## Instruction
Print exactly the lines from the first one down to the line that contains "plt.rcParams['mathtext.it'] = 'DejaVu", both included, and skip the pictures.

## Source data
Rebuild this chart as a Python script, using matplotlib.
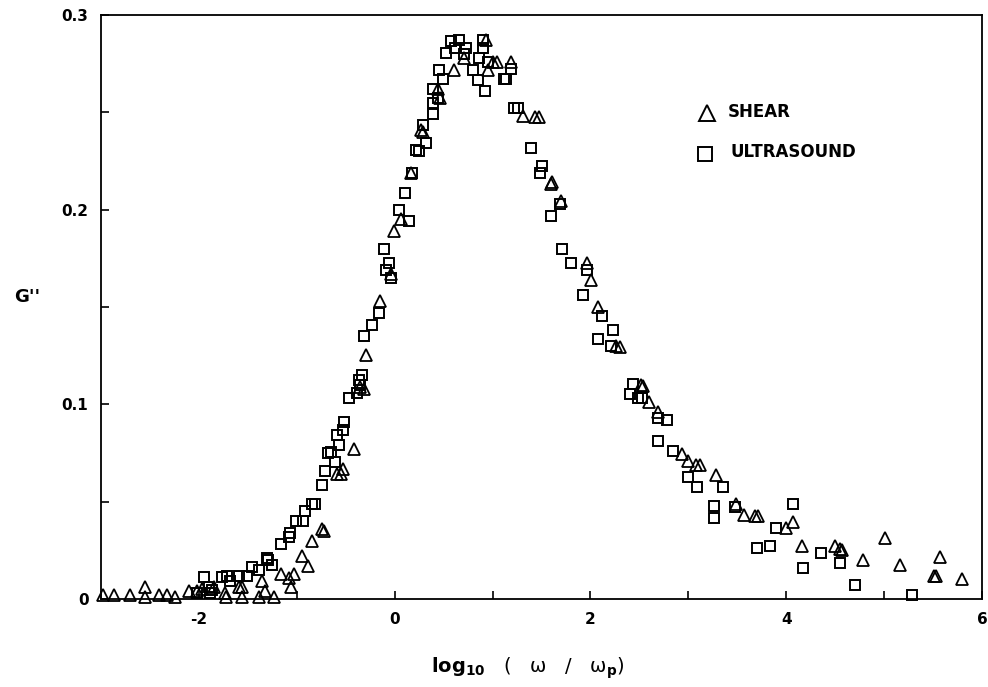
import matplotlib
matplotlib.use("Agg")
import matplotlib.pyplot as plt
from matplotlib.ticker import MultipleLocator, FixedLocator

plt.rcParams['font.family'] = ['DejaVu Sans']
plt.rcParams['mathtext.fontset'] = 'custom'
plt.rcParams['mathtext.rm'] = 'DejaVu Sans'
plt.rcParams['mathtext.bf'] = 'DejaVu Sans:bold'
plt.rcParams['mathtext.it'] = 'DejaVu Serif:italic'

shear_x = [-2.98, -2.87, -2.70, -2.55, -2.55, -2.41, -2.33, -2.24, -2.10, -2.02,
           -1.97, -1.85, -1.73, -1.72, -1.59, -1.56, -1.56, -1.39, -1.36, -1.32,
           -1.23, -1.16, -1.08, -1.06, -1.03, -0.95, -0.89, -0.84, -0.745, -0.72,
           -0.585, -0.55, -0.53, -0.415, -0.35, -0.31, -0.295, -0.15, -0.04, -0.005,
           0.06, 0.165, 0.27, 0.29, 0.44, 0.46, 0.61, 0.71, 0.93, 0.95,
           1.0, 1.05, 1.19, 1.31, 1.43, 1.47, 1.60, 1.61, 1.70, 1.96,
           2.01, 2.08, 2.26, 2.30, 2.52, 2.54, 2.60, 2.69, 2.94, 3.0,
           3.075, 3.12, 3.285, 3.49, 3.57, 3.68, 3.71, 4.00, 4.07, 4.16,
           4.50, 4.545, 4.57, 4.78, 5.01, 5.16, 5.57, 5.505, 5.53, 5.795]
shear_y = [0.002, 0.002, 0.002, 0.006, 0.001, 0.002, 0.002, 0.001, 0.004, 0.004,
           0.005, 0.006, 0.003, 0.001, 0.006, 0.006, 0.001, 0.001, 0.009, 0.004,
           0.001, 0.013, 0.011, 0.006, 0.013, 0.022, 0.017, 0.030, 0.036, 0.035,
           0.064, 0.064, 0.067, 0.077, 0.109, 0.108, 0.1255, 0.153, 0.167, 0.189,
           0.195, 0.219, 0.241, 0.240, 0.262, 0.2575, 0.272, 0.278, 0.287, 0.272,
           0.276, 0.276, 0.276, 0.248, 0.2476, 0.2476, 0.213, 0.214, 0.2044, 0.1727,
           0.164, 0.150, 0.130, 0.1295, 0.110, 0.1096, 0.101, 0.096, 0.0746, 0.0711,
           0.0689, 0.0689, 0.0638, 0.0489, 0.0432, 0.0428, 0.0428, 0.0364, 0.0398, 0.027,
           0.027, 0.0256, 0.025, 0.020, 0.0312, 0.0175, 0.0218, 0.0118, 0.0118, 0.0101]

ultra_x = [-2.02, -1.95, -1.90, -1.87, -1.89, -1.76, -1.71, -1.68, -1.59, -1.51,
           -1.46, -1.39, -1.30, -1.29, -1.25, -1.16, -1.08, -1.07, -1.01, -0.94,
           -0.92, -0.84, -0.81, -0.745, -0.71, -0.68,
           -0.65, -0.61, -0.585, -0.57, -0.53, -0.52, -0.465, -0.38, -0.35, -0.36,
           -0.33, -0.31, -0.23, -0.16, -0.11, -0.09, -0.056, -0.04, 0.046, 0.107,
           0.15, 0.18, 0.22, 0.25, 0.285, 0.32, 0.39, 0.39, 0.39, 0.44,
           0.45, 0.49, 0.52, 0.575, 0.62, 0.66, 0.71, 0.73, 0.80, 0.85,
           0.865, 0.90, 0.90, 0.92, 0.95, 1.12, 1.14, 1.19, 1.22, 1.26,
           1.39, 1.48, 1.50, 1.60, 1.69, 1.71, 1.80, 1.96, 1.92, 2.12,
           2.23, 2.08, 2.21, 2.43, 2.40, 2.485, 2.53, 2.69, 2.78, 2.69,
           2.84, 3.0, 3.09, 3.355, 3.26, 3.26, 3.48, 3.90, 4.065, 3.70,
           3.83, 4.17, 4.36, 4.545, 4.70, 5.29]
ultra_y = [0.003, 0.0115, 0.006, 0.0046, 0.003, 0.0115, 0.012, 0.009, 0.012, 0.012,
           0.0165, 0.015, 0.021, 0.020, 0.0175, 0.0285, 0.032, 0.034, 0.040, 0.040,
           0.045, 0.049, 0.049, 0.0586, 0.066, 0.075,
           0.0757, 0.0706, 0.084, 0.079, 0.087, 0.091, 0.1035, 0.106, 0.110, 0.1126,
           0.115, 0.135, 0.141, 0.147, 0.180, 0.169, 0.1727, 0.165, 0.200, 0.2087,
           0.194, 0.219, 0.2305, 0.230, 0.2433, 0.2344, 0.249, 0.255, 0.262, 0.2575,
           0.272, 0.267, 0.2807, 0.2867, 0.283, 0.287, 0.280, 0.283, 0.272, 0.2666,
           0.278, 0.287, 0.283, 0.261, 0.276, 0.267, 0.267, 0.2725, 0.2524, 0.2524,
           0.2318, 0.219, 0.2224, 0.1967, 0.203, 0.180, 0.1727, 0.169, 0.156, 0.1456,
           0.138, 0.1336, 0.130, 0.1106, 0.1054, 0.103, 0.103, 0.093, 0.0917, 0.081,
           0.0758, 0.0626, 0.0575, 0.0575, 0.048, 0.0415, 0.0475, 0.0364, 0.0487, 0.026,
           0.027, 0.0158, 0.0238, 0.0187, 0.0072, 0.002]

x_ticks = [-2, 0, 2, 4, 6]
x_ticklabels = ['-2', '0', '2', '4', '6']
y_ticks = [0, 0.1, 0.2, 0.3]
y_ticklabels = ['0', '0.1', '0.2', '0.3']

fig = plt.figure(figsize=(9.88, 6.87), dpi=100)
ax = fig.add_axes([101/988, 1 - 599/687, (982 - 101)/988, (599 - 15)/687])

ax.plot(shear_x, shear_y, linestyle='none', marker='^', ms=8, mfc='none',
        mec='black', mew=1.3, clip_on=False)
ax.plot(ultra_x, ultra_y, linestyle='none', marker='s', ms=7, mfc='none',
        mec='black', mew=1.4, clip_on=False)

ax.set_xlim(-3, 6)
ax.set_ylim(0, 0.3)
ax.xaxis.set_major_locator(FixedLocator(x_ticks))
ax.set_xticklabels(x_ticklabels)
ax.xaxis.set_minor_locator(MultipleLocator(1))
ax.yaxis.set_major_locator(FixedLocator(y_ticks))
ax.set_yticklabels(y_ticklabels)
ax.yaxis.set_minor_locator(MultipleLocator(0.05))
ax.tick_params(which='both', direction='in', width=1.2, colors='black',
               top=False, right=False)
ax.tick_params(which='major', length=6, labelsize=11, pad=9)
ax.tick_params(which='minor', length=6)
for lbl in ax.get_xticklabels() + ax.get_yticklabels():
    lbl.set_fontweight('bold')
for sp in ax.spines.values():
    sp.set_linewidth(1.3)

# legend drawn as markers + text inside the axes
ax.plot([0.688], [0.832], transform=ax.transAxes, marker='^', ms=11, mfc='none',
        mec='black', mew=1.4, linestyle='none')
ax.text(0.711, 0.834, 'SHEAR', transform=ax.transAxes, fontsize=12,
        fontweight='bold', va='center', ha='left')
ax.plot([0.686], [0.762], transform=ax.transAxes, marker='s', ms=10, mfc='none',
        mec='black', mew=1.4, linestyle='none')
ax.text(0.714, 0.766, 'ULTRASOUND', transform=ax.transAxes, fontsize=12,
        fontweight='bold', va='center', ha='left')

fig.text(27/988, 1 - 297/687, "G''", fontsize=13, fontweight='bold',
         ha='center', va='center')
fig.text(528/988, 1 - 668/687,
         r'$\mathbf{log}_{\mathbf{10}}$   (   ω   /   ω$_{\mathbf{p}}$)',
         fontsize=14, fontweight='normal', ha='center', va='center')

fig.savefig('out.png', dpi=100, facecolor='white')
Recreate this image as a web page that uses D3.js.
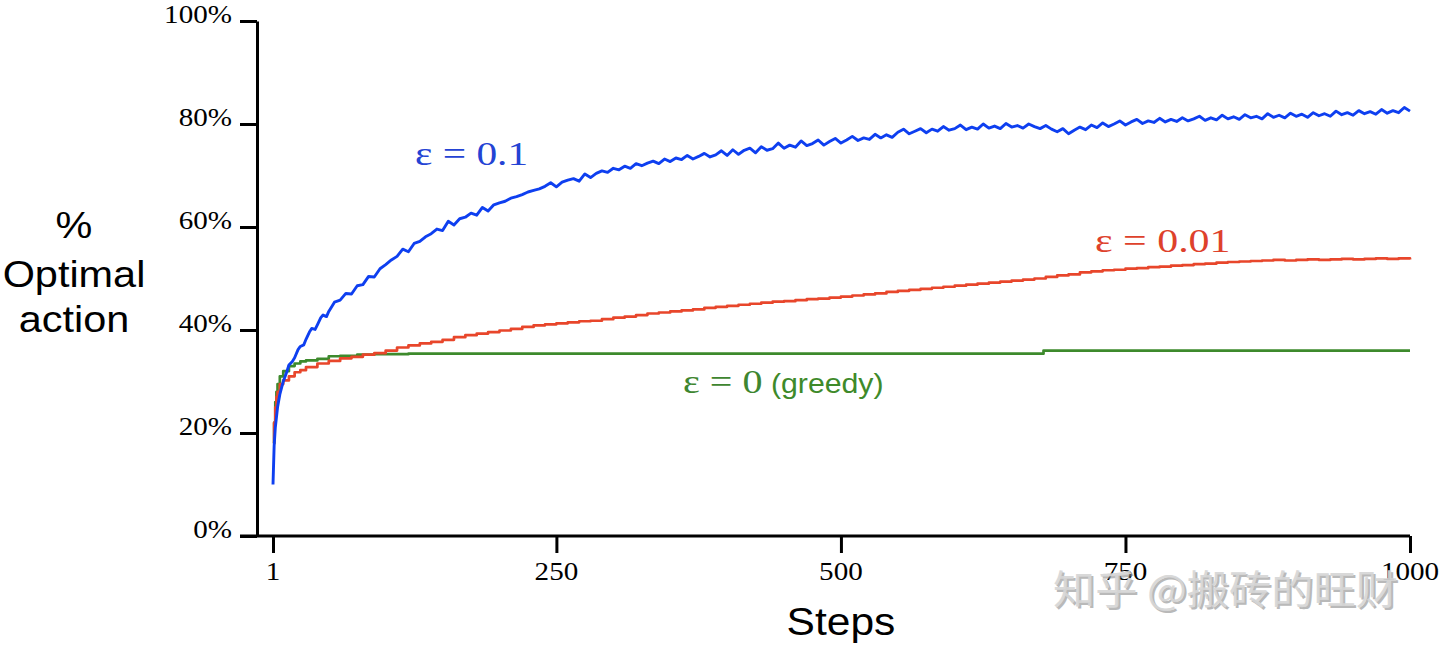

## Result for this task
Rebuild this chart as a Python script, using matplotlib.
import matplotlib
matplotlib.use("Agg")
import matplotlib.pyplot as plt
from matplotlib.ticker import MultipleLocator, FixedLocator

plt.rcParams['font.family'] = ['DejaVu Sans']
plt.rcParams['mathtext.fontset'] = 'custom'
plt.rcParams['mathtext.rm'] = 'DejaVu Sans'
plt.rcParams['mathtext.bf'] = 'DejaVu Sans:bold'
plt.rcParams['mathtext.it'] = 'DejaVu Serif:italic'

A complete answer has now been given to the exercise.